After completing her school education, in 1891 she spent a year at Kristiania's Art College. She then attended Harriet Backer's art school where she studied under Eilif Peterssen, Christian Skredsvig and Hans Heyerdahl. She befriended in particular her fellow art students Alice Pihl, Lalla Hvalstad and Kris Laache. In 1894, these four joined Kristen Holbø, a native of Vågå, and Halfdan Egedius, Lars Jorde, Thorvald Erichsen, Alfred Hauge and Oluf Wold-Torne, all students at Backer's school, to spend the summer months in Vågå's Sygard Storvik estate in what became known as "Vågåsommeren" (the Vågå Summer). There the painters set out to create symbolist landscapes, often depicting scenes at night. Bugge often walked deep into the forest in the summer evenings.
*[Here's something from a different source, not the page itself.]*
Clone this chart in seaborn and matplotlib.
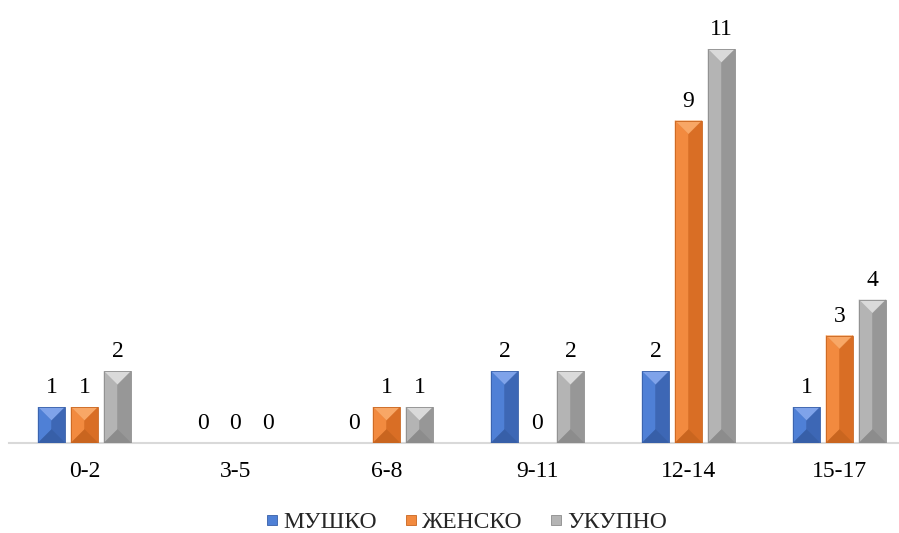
import matplotlib
matplotlib.use("Agg")
import matplotlib.pyplot as plt
from matplotlib.lines import Line2D
from matplotlib.patches import Polygon
import pandas as pd
import seaborn as sns

age_groups = ["0-2", "3-5", "6-8", "9-11", "12-14", "15-17"]
male = [1, 0, 0, 2, 2, 1]
female = [1, 0, 1, 0, 9, 3]
total = [2, 0, 1, 2, 11, 4]
series_names = ["МУШКО", "ЖЕНСКО", "УКУПНО"]

base_colors = ["#4472C4", "#ED7D31", "#A5A5A5"]
# bevel faces: top, left, right, bottom
face_colors = [
    ["#7FA3EA", "#4F80D6", "#3D67B5", "#375FA8"],
    ["#F8A766", "#F28A3F", "#D96E25", "#C9651F"],
    ["#DADADA", "#B4B4B4", "#979797", "#8C8C8C"],
]

rows = []
for i, age in enumerate(age_groups):
    for name, vals in zip(series_names, [male, female, total]):
        rows.append((age, name, vals[i]))
df = pd.DataFrame(rows, columns=["age", "sex", "count"])

sns.set_theme(style="white")
plt.rcParams["font.family"] = ["Liberation Serif", "DejaVu Serif"]

fig = plt.figure(figsize=(8.99, 5.33), dpi=100)
ax = fig.add_axes([9 / 899, 90 / 533, 906 / 899, 429.6 / 533])

sns.barplot(data=df, x="age", y="count", hue="sex", palette=base_colors,
            width=0.655, gap=0.18, ax=ax, legend=False)
ax.set_ylim(0, 12)
ax.set_xlim(-0.5, len(age_groups) - 0.5)

fig.canvas.draw()
to_disp = ax.transData
to_data = ax.transData.inverted()


def bevel(patch, faces):
    x0, y0 = patch.get_x(), patch.get_y()
    w, h = patch.get_width(), patch.get_height()
    if h <= 0:
        return
    (dx0, dy0), (dx1, dy1) = to_disp.transform([(x0, y0), (x0 + w, y0 + h)])
    half = (dx1 - dx0) / 2
    cx = (dx0 + dx1) / 2
    inset = min(half, (dy1 - dy0) / 2)
    ct = (cx, dy1 - inset)
    cb = (cx, dy0 + inset)
    tl, tr, bl, br = (dx0, dy1), (dx1, dy1), (dx0, dy0), (dx1, dy0)
    polys = [[tl, tr, ct], [tl, ct, cb, bl], [tr, ct, cb, br], [bl, br, cb]]
    for pts, col in zip(polys, faces):
        ax.add_patch(Polygon(to_data.transform(pts), closed=True, facecolor=col,
                             edgecolor=col, linewidth=0.3, zorder=3))
    ax.add_patch(Polygon(to_data.transform([bl, tl, tr, br]), closed=True,
                         fill=False, edgecolor=faces[3], linewidth=0.6, zorder=4))


for cont, faces in zip(ax.containers, face_colors):
    for p in cont:
        bevel(p, faces)
    ax.bar_label(cont, padding=6.5, fontsize=17, color="#000000")

sns.despine(ax=ax, left=True, top=True, right=True)
ax.spines["bottom"].set_color("#D9D9D9")
ax.spines["bottom"].set_linewidth(1.5)
ax.set_yticks([])
ax.set_xlabel("")
ax.set_ylabel("")
ax.tick_params(axis="x", length=0, pad=13, labelsize=17, colors="#000000")

# square legend keys
handles = [Line2D([], [], linestyle="none", marker="s", markersize=7,
                  markerfacecolor=f[1], markeredgecolor=f[3], markeredgewidth=0.6)
           for f in face_colors]
fig.legend(handles, series_names, loc="center", bbox_to_anchor=(467 / 899, 11 / 533),
           ncol=3, frameon=False, fontsize=17, handlelength=0.45,
           handletextpad=0.25, columnspacing=1.2, borderpad=0)

fig.savefig("out.png", dpi=100)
One of her works depicts a dark brown forest flanking water in the foreground with the bluish hills under a brighter sky in the distance.

==Career==
Bugge first exhibited in 1898 at the Autumn Exhibition with a figure painting, presenting two paintings the following year. Her Fra en Bondegaard received acclaim from the art expert Jens Thiis and the painter Gerhard Munthe. She presented Gårdsintriør at the 1900 Paris Exposition, receiving a Mention honorable. That year she joined Wold-Torne, Pihl, Valstad and Erichsen in Kviteseid Municipality for another summer painting get-together. She spent the winter of 1899 to 1900 in Copenhagen where she shared a large apartment with Kris and Oluf Wold-Torne and Lalla Hvalstad. All three women became pupils of Jens Ferdinand Willumsen. Bugge greatly appreciate the practical rather than academic assistance Willumsen was able to offer. Thanks to a travel grant, in the autumn of 1902, together with Hvalstad she went to Paris where she again received critical assistance from Willumsen who was also there at the time.
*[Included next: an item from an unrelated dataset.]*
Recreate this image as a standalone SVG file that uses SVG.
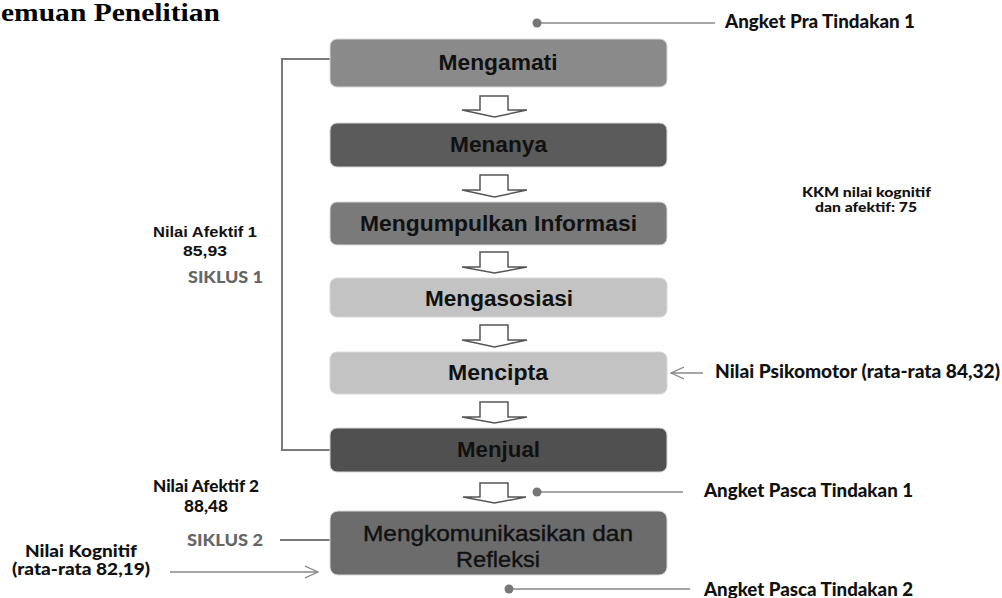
<svg xmlns="http://www.w3.org/2000/svg" width="1002" height="598" viewBox="0 0 1002 598">
<defs>
<style>
.box{stroke:#d8d8d8;stroke-width:1}
.bt{font-family:"Liberation Sans",Arial,sans-serif;font-weight:700;font-size:22px;fill:#111;text-anchor:middle}
.lato{font-family:Lato,"Liberation Sans",sans-serif;font-weight:900;fill:#111}
.arial{font-family:"Liberation Sans",Arial,sans-serif;font-weight:700;fill:#111}
.blk{fill:#fff;stroke:#555;stroke-width:1.5;stroke-linejoin:miter}
.ln{stroke:#7a7a7a;stroke-width:2;fill:none}
.thin{stroke:#888;stroke-width:1.5;fill:none}
.dot{fill:#777}
.sik{font-family:Lato,"Liberation Sans",sans-serif;font-weight:900;font-size:16px;fill:#666}
</style>
<marker id="open2" viewBox="0 0 14 14" refX="13" refY="7" markerWidth="14" markerHeight="14" markerUnits="userSpaceOnUse" orient="auto">
<path d="M0,1 L13,7 L0,13" fill="none" stroke="#888" stroke-width="1.3"/>
</marker>
</defs>
<rect width="1002" height="598" fill="#fff"/>

<text x="1" y="21" font-family="'Liberation Serif','Times New Roman',serif" font-weight="700" font-size="25" textLength="219" lengthAdjust="spacingAndGlyphs" fill="#000">emuan Penelitian</text>

<g id="connectors">
<path class="ln" d="M330,59 H282 V450 H330"/>
<line class="ln" x1="280" y1="540" x2="330" y2="540"/>
<line class="thin" x1="170" y1="572" x2="318" y2="572" marker-end="url(#open2)"/>
<line class="thin" x1="703" y1="373" x2="671" y2="373" marker-end="url(#open2)"/>
<line class="thin" x1="537" y1="23" x2="715" y2="23"/>
<circle class="dot" cx="537" cy="23" r="4.5"/>
<line class="thin" x1="537" y1="492" x2="683" y2="492"/>
<circle class="dot" cx="537" cy="492" r="4.5"/>
<line class="thin" x1="509" y1="589" x2="690" y2="589"/>
<circle class="dot" cx="509" cy="589" r="4.5"/>
<path class="blk" d="M480,96 H508 V110 H527 L494.5,117 L462,110 H480 Z"/>
<path class="blk" d="M480,175 H508 V190 H527 L494.5,197 L462,190 H480 Z"/>
<path class="blk" d="M480,252 H508 V267 H527 L494.5,273 L462,267 H480 Z"/>
<path class="blk" d="M480,325 H508 V340 H527 L494.5,347 L462,340 H480 Z"/>
<path class="blk" d="M480,402 H508 V417 H527 L494.5,423 L462,417 H480 Z"/>
<path class="blk" d="M480,483 H508 V497 H526 L494.5,503 L463,497 H480 Z"/>
</g>

<g id="n-mengamati">
<rect class="box" x="330" y="39" width="337" height="48" rx="7" fill="#8a8a8a"/>
<text class="bt" x="498" y="70" textLength="119" lengthAdjust="spacingAndGlyphs">Mengamati</text>
</g>
<g id="n-menanya">
<rect class="box" x="330" y="123" width="337" height="44" rx="7" fill="#5b5b5b"/>
<text class="bt" x="498.5" y="152" textLength="97" lengthAdjust="spacingAndGlyphs">Menanya</text>
</g>
<g id="n-mengumpulkan">
<rect class="box" x="330" y="202" width="337" height="43" rx="7" fill="#7a7a7a"/>
<text class="bt" x="498.5" y="231" textLength="277" lengthAdjust="spacingAndGlyphs">Mengumpulkan Informasi</text>
</g>
<g id="n-mengasosiasi">
<rect class="box" x="330" y="278" width="337" height="39" rx="7" fill="#c3c3c3"/>
<text class="bt" x="499" y="306" textLength="148" lengthAdjust="spacingAndGlyphs">Mengasosiasi</text>
</g>
<g id="n-mencipta">
<rect class="box" x="330" y="352" width="337" height="42" rx="7" fill="#c3c3c3"/>
<text class="bt" x="498" y="380" textLength="100" lengthAdjust="spacingAndGlyphs">Mencipta</text>
</g>
<g id="n-menjual">
<rect class="box" x="330" y="428" width="337" height="44" rx="7" fill="#505050"/>
<text class="bt" x="498.5" y="457" textLength="83" lengthAdjust="spacingAndGlyphs">Menjual</text>
</g>
<g id="n-mengkomunikasikan">
<rect class="box" x="330" y="511" width="337" height="64" rx="8" fill="#6c6c6c"/>
<text x="498" y="541" font-family="'Liberation Sans',Arial,sans-serif" font-size="22" fill="#111" text-anchor="middle" stroke="#111" stroke-width="0.4" textLength="270" lengthAdjust="spacingAndGlyphs">Mengkomunikasikan dan</text>
<text x="498" y="567" font-family="'Liberation Sans',Arial,sans-serif" font-size="22" fill="#111" text-anchor="middle" stroke="#111" stroke-width="0.4" textLength="84" lengthAdjust="spacingAndGlyphs">Refleksi</text>
</g>

<g id="l-angket-pra">
<text class="lato" x="725" y="28" font-size="18" textLength="190" lengthAdjust="spacingAndGlyphs">Angket Pra Tindakan 1</text>
</g>
<g id="l-kkm">
<text class="lato" x="866.5" y="197" font-size="14" text-anchor="middle" textLength="129" lengthAdjust="spacingAndGlyphs">KKM nilai kognitif</text>
<text class="lato" x="866" y="212" font-size="14" text-anchor="middle" textLength="102" lengthAdjust="spacingAndGlyphs">dan afektif: 75</text>
</g>
<g id="l-psikomotor">
<text class="lato" x="715" y="378" font-size="18" textLength="285" lengthAdjust="spacingAndGlyphs">Nilai Psikomotor (rata-rata 84,32)</text>
</g>
<g id="l-pasca1">
<text class="lato" x="704" y="497" font-size="18" textLength="209" lengthAdjust="spacingAndGlyphs">Angket Pasca Tindakan 1</text>
</g>
<g id="l-pasca2">
<text class="lato" x="704" y="596" font-size="18" textLength="209" lengthAdjust="spacingAndGlyphs">Angket Pasca Tindakan 2</text>
</g>
<g id="l-afektif1">
<text class="arial" x="205" y="237" font-size="15" text-anchor="middle" textLength="104" lengthAdjust="spacingAndGlyphs">Nilai Afektif 1</text>
<text class="arial" x="205" y="256" font-size="15" text-anchor="middle" textLength="44" lengthAdjust="spacingAndGlyphs">85,93</text>
<text class="sik" x="188" y="283" textLength="75" lengthAdjust="spacingAndGlyphs">SIKLUS 1</text>
</g>
<g id="l-afektif2">
<text class="lato" x="206" y="492" font-size="16" font-weight="700" text-anchor="middle" textLength="106" lengthAdjust="spacingAndGlyphs">Nilai Afektif 2</text>
<text class="lato" x="206" y="512" font-size="16" font-weight="700" text-anchor="middle" textLength="44" lengthAdjust="spacingAndGlyphs">88,48</text>
<text class="sik" x="187" y="546" textLength="76" lengthAdjust="spacingAndGlyphs">SIKLUS 2</text>
</g>
<g id="l-kognitif">
<text class="lato" x="81" y="557" font-size="16" text-anchor="middle" textLength="112" lengthAdjust="spacingAndGlyphs">Nilai Kognitif</text>
<text class="lato" x="81" y="575" font-size="16" text-anchor="middle" textLength="138" lengthAdjust="spacingAndGlyphs">(rata-rata 82,19)</text>
</g>
</svg>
In 1908, Bugge married the folklorist Rikard Berge whom she had met during her visits to Kviteseid. As a result, she became less active as a painter, although she presented four works to the Autumn Exhibition in 1910. The couple settled in Kviteseid where Berge was a schoolteacher. In 1910, they moved to Øyfjell after Berge became attached to the Brekke Museum in Skien. Their daughter Gyrid was born in 1909 and their son Tone in 1911. Rikard increasingly concentrated on folklore, publishing Norske eventyr og sagn (Norwegian Folk Tales) in 1909, followed by further works on folklore in 1910 and 1911. All were illustrated by Johanna.

While Bugge Berge continued to paint portraits in the 1920s, in 1925 she decorated the ceiling, walls and gallery of the County Hall (Fylkehuset) in Skien. Two years later, she embarked on her last major assignment, decorating the church in Lunde with subjects inspired by folklore.

Johanna Bugge Berge died in Skien on 28 November 1961.